Dugin made the statement above in the context of responding to the real errors that the Soviet government had committed in regard to the cultural question, where religion was too often treated as something inherently antagonistic towards the project of building socialism. Dugin’s response was to question the very idea of progress; which is a perspective that we must be able to understand, but not embrace. It’s the logical conclusion of the idea that the masses are fundamentally driven not by material need, but by culture. So when we treat the people as if they’ll be reached if we simply signal cultural conservatism to them, the class struggle gets demoted in importance, when it has to always be central to our practice.
We cannot respond to the left-wing errors within the communist movement, and to the other kinds of liberal bourgeois thinking, by conflating the working class with the most stereotypically conservative among the working class. Not even the MAGA communist strategy was ever truly about doing this; MAGA communism’s purpose was to free communism from ultra-leftism, which doesn’t equate to tailing the right. The liberal caricature of MAGA communism is that it’s just rightism, but none of the people who are putting MAGA communism into practice have adopted a position like that. What we must make sure to do is truly apply Foster’s advice, and continue reaching the people on the basis of their class interests.
This is how we can reconcile MAGA communism with the reality we’re facing today, where aside from the MAGA base, the biggest revolutionary mass element is the radicalized Gen Z members. These Gen Zers are definitely leftists, but this doesn’t make them less compatible with communism than the conservative base is. They’ve been radicalized in large part by witnessing U.S. imperialism’s crimes against the Palestinian people, and a very large part of them already support Palestine’s armed resistance. Communists are absolutely capable of winning both the MAGA crowd that’s grown so alienated from Trump over Epstein, and the Gen Z Palestine supporters; to do so, though, we’ll need to reject the idea that the masses can be won by simply appealing towards one of their political or religious affiliations.

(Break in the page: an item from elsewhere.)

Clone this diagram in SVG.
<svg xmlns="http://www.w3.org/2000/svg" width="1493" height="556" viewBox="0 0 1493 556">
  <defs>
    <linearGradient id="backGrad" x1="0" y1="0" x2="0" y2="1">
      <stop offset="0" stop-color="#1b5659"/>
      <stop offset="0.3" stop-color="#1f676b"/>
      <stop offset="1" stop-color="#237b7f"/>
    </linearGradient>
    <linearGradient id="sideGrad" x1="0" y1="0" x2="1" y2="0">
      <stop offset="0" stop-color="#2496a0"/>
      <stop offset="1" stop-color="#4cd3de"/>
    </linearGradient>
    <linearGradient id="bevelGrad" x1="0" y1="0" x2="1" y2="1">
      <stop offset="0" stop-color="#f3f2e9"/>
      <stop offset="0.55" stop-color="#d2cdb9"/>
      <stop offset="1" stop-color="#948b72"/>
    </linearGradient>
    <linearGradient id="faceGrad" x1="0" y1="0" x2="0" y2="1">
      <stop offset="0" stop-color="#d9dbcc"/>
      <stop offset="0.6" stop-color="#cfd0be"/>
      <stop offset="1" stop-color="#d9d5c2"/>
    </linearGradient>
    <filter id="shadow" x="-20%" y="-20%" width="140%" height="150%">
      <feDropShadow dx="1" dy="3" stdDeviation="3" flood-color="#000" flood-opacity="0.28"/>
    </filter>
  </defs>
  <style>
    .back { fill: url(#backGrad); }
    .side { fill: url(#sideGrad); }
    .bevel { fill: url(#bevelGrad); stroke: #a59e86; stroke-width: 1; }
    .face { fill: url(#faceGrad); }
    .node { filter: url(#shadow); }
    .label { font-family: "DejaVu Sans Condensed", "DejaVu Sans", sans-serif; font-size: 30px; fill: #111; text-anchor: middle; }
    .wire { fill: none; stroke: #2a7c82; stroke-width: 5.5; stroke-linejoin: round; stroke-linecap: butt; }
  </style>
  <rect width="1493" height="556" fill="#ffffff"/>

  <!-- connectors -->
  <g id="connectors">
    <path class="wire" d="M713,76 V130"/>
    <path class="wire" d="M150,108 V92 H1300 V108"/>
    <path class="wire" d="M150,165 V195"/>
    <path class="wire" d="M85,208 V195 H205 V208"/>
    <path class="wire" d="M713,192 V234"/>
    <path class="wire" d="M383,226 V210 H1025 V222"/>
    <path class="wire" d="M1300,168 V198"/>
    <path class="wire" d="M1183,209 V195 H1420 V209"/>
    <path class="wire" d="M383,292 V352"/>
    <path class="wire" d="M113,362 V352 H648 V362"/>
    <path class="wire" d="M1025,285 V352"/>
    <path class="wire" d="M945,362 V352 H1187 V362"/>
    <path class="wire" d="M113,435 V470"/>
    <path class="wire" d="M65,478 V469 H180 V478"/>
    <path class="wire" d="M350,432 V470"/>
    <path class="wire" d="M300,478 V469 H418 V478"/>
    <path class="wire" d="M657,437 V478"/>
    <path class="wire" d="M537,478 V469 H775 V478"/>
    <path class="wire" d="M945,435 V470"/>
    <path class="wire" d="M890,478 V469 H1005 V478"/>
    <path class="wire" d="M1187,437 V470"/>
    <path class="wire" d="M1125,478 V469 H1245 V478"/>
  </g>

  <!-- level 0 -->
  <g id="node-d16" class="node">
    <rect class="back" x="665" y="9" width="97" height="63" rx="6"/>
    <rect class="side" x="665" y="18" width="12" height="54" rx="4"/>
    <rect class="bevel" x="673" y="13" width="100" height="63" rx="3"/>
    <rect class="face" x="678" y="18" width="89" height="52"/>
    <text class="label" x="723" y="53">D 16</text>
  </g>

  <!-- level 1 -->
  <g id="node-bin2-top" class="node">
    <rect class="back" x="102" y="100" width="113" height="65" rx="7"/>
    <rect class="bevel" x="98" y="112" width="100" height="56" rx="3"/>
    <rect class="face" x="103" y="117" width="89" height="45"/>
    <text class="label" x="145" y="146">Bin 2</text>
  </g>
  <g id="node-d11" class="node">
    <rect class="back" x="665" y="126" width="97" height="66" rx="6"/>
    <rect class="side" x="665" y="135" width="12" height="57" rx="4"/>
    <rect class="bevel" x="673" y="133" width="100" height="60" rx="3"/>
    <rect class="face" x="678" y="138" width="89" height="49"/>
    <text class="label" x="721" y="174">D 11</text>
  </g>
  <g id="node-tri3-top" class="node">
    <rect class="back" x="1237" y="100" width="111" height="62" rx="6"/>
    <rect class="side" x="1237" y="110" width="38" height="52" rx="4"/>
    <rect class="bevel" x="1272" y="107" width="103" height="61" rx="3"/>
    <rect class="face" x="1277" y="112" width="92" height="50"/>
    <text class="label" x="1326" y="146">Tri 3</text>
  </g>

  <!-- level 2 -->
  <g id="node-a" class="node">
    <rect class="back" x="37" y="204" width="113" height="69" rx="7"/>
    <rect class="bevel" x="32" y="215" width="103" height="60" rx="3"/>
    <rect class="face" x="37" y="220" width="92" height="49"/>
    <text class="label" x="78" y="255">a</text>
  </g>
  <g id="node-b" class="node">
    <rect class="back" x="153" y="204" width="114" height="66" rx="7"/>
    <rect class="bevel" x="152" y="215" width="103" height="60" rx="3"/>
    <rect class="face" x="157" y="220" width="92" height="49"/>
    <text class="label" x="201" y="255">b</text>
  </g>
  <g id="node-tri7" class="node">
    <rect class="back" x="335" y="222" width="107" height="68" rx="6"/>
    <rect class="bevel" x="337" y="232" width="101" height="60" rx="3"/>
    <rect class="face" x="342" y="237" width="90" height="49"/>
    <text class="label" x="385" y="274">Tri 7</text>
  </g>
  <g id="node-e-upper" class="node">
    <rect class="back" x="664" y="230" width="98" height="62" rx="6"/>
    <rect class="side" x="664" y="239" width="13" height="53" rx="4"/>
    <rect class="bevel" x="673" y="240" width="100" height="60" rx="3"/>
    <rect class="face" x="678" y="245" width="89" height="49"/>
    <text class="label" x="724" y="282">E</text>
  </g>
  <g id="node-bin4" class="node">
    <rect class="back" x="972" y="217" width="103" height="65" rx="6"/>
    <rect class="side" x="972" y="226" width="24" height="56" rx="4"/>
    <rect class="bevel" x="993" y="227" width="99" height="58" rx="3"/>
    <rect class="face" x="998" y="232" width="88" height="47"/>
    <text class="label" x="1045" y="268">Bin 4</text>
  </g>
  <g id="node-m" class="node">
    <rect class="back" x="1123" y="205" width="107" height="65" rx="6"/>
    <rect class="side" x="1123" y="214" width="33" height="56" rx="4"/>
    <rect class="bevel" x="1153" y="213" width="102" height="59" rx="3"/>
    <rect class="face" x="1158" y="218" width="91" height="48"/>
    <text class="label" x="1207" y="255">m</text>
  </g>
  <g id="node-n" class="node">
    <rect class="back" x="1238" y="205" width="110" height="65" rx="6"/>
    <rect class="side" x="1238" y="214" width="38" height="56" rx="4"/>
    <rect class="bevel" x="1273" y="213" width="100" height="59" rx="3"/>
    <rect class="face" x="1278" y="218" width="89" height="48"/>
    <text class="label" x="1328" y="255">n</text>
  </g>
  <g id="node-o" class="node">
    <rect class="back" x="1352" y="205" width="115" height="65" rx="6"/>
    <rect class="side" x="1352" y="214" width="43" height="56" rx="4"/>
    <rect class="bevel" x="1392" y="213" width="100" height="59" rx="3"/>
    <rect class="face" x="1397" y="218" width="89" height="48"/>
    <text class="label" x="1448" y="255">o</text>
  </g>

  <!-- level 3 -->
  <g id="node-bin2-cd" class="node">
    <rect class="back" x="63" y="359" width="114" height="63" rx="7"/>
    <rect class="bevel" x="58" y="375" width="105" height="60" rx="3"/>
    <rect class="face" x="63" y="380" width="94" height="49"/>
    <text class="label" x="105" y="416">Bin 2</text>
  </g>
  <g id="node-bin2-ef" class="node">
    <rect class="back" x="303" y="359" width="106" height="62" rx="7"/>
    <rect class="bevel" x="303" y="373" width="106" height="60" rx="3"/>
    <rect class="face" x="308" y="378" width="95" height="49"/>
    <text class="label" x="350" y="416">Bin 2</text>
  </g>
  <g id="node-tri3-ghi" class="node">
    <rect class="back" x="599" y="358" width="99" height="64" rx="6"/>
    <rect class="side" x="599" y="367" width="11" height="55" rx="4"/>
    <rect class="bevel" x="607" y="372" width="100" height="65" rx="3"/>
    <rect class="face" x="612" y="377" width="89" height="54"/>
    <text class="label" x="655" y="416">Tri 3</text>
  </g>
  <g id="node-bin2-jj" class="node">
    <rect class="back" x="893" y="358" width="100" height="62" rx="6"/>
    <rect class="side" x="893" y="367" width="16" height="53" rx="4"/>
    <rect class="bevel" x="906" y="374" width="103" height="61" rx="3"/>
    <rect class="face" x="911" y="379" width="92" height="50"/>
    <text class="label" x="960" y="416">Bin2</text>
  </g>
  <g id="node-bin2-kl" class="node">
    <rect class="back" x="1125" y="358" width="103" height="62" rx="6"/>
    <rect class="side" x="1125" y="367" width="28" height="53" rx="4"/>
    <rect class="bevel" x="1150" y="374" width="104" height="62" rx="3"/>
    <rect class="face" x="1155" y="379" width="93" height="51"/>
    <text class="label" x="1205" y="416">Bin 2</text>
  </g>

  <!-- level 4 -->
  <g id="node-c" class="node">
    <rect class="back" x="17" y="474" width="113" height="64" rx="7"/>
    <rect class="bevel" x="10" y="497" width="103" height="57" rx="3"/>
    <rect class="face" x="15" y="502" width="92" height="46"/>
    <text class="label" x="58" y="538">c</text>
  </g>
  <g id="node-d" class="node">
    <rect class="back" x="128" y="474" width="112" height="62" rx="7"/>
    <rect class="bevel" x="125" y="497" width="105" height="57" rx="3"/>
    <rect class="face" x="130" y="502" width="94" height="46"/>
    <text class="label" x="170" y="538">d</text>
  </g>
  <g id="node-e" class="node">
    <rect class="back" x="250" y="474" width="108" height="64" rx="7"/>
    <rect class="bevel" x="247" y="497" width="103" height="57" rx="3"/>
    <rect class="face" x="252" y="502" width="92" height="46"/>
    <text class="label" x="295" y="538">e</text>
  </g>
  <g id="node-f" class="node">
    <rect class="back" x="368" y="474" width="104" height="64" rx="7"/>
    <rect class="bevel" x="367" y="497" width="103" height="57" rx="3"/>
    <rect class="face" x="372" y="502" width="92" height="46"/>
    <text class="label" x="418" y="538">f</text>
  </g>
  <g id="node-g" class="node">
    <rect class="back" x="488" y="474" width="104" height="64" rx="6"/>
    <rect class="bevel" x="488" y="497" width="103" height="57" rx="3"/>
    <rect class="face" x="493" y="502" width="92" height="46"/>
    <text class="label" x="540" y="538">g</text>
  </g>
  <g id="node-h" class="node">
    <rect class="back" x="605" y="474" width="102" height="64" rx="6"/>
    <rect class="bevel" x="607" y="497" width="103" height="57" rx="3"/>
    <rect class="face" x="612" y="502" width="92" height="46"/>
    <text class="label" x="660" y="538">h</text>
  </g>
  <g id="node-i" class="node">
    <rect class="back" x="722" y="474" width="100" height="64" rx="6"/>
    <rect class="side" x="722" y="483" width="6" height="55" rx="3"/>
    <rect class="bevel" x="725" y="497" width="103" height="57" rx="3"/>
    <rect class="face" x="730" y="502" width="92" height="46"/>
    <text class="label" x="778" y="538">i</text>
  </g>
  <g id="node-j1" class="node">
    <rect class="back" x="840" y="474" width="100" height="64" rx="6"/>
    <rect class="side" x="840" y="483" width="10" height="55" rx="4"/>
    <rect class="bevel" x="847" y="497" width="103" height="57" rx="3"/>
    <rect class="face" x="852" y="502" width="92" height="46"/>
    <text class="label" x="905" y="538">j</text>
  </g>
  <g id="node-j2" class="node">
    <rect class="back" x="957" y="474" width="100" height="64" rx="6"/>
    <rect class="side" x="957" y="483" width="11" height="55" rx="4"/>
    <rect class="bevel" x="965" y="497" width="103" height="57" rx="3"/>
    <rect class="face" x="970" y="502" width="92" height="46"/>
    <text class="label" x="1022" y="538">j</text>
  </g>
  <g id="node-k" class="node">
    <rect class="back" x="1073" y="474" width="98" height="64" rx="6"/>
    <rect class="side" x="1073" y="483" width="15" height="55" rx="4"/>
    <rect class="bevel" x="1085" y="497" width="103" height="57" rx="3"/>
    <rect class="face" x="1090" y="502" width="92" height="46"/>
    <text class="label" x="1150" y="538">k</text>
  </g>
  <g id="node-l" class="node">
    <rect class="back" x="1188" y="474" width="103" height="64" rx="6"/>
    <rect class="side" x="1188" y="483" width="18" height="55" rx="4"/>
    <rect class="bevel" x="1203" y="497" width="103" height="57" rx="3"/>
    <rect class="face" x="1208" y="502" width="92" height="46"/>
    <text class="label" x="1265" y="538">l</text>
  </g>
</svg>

This is how bourgeois politicians relate to the masses, but their goal is not actually to win the people; they only want to bring in select groups among the people, while furthering polarization along cultural lines. The goal of a communist is the opposite; we seek to unify the masses behind the revolutionary struggle. When we center that mission, our task becomes a lot simpler, as we see that it’s not necessary to tailor our messaging and outreach to either a “left” or “right” aesthetic. What we must do is build a movement that advances the material interests of the people, which is something that will guarantee us all the popular support we need.